After the grand tour/nap time, we hailed a cab and headed to the bus station. Where the not so friendly bus attendant refused to accept our confirmation page and forced us to buy a second set of tickets for the 3:30am bus. Even after I over-enthusiastically went on and on about how fabulous her hair was. Isn’t that breaking an unwritten girl rule? “Thou shalt not screw over another girl who has complimented your hair.”
Whatever, it was three in the morning and we needed to get our asses home. Greyhound had us in a vice grip and they knew it. Fuckers.
We made it to the bus where I, in a fit of selfishness, took the window seat and passed out but good. Danica had the unfortunate experience of spending the majority of the trip being tapped on the shoulder by the drunk guy across the aisle from us. Did I mention that our seat were next to the bathroom? For some reason, she still wishes to be my friend after all of this.
We pulled into Boston at about 8am and Kristian came and picked me up. Can I tell you how much I love that man? It takes a special kindof boyfriend to say “Sure, fly to NYC with some strange guy and spend all night drinking. I’ll pick you up early on Saturday morning when you’re completely hungover and smell like stale booze and a Greyhound bus (which pretty much smells like stale booze, but in a more concentrated form).”
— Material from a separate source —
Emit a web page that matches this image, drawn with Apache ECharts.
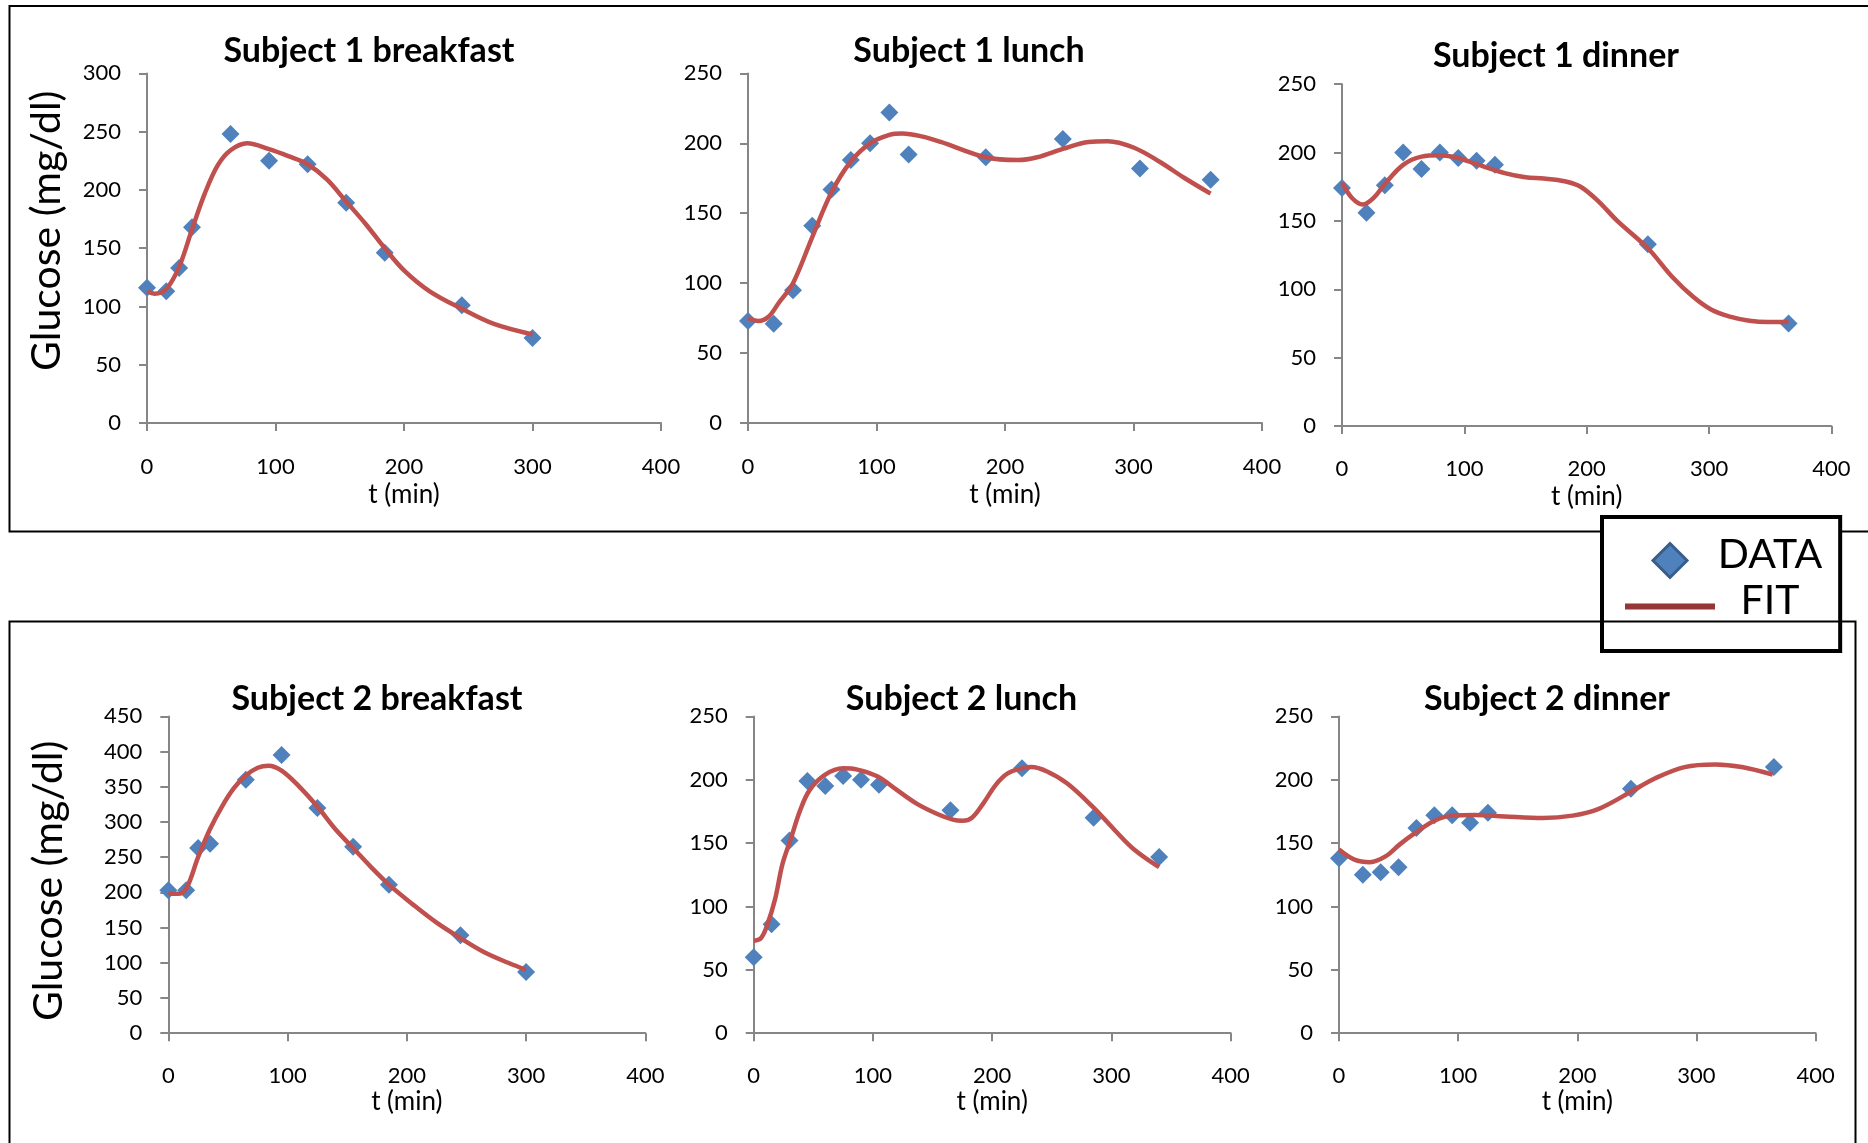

Have I mentioned that I love that man?
So, that’s my trip in a nutshell with several poor quality iPhone pictures. I hope that it was worth the wait.



That sounds extremely cool, and Kristian was really good about it!
Man, I’m so sorry I missed you when you were down here, but it looks like you guys had a lot of fun.
I can’t explain it, but I keep cracking up at your smiling toe drawing – such a perfect expression.
Strang but not a stranger anymore.
Glad you got your phone back. You tunes rock. Since you servived the one bar per night program we can upgrade you to a two bar or night club per night package.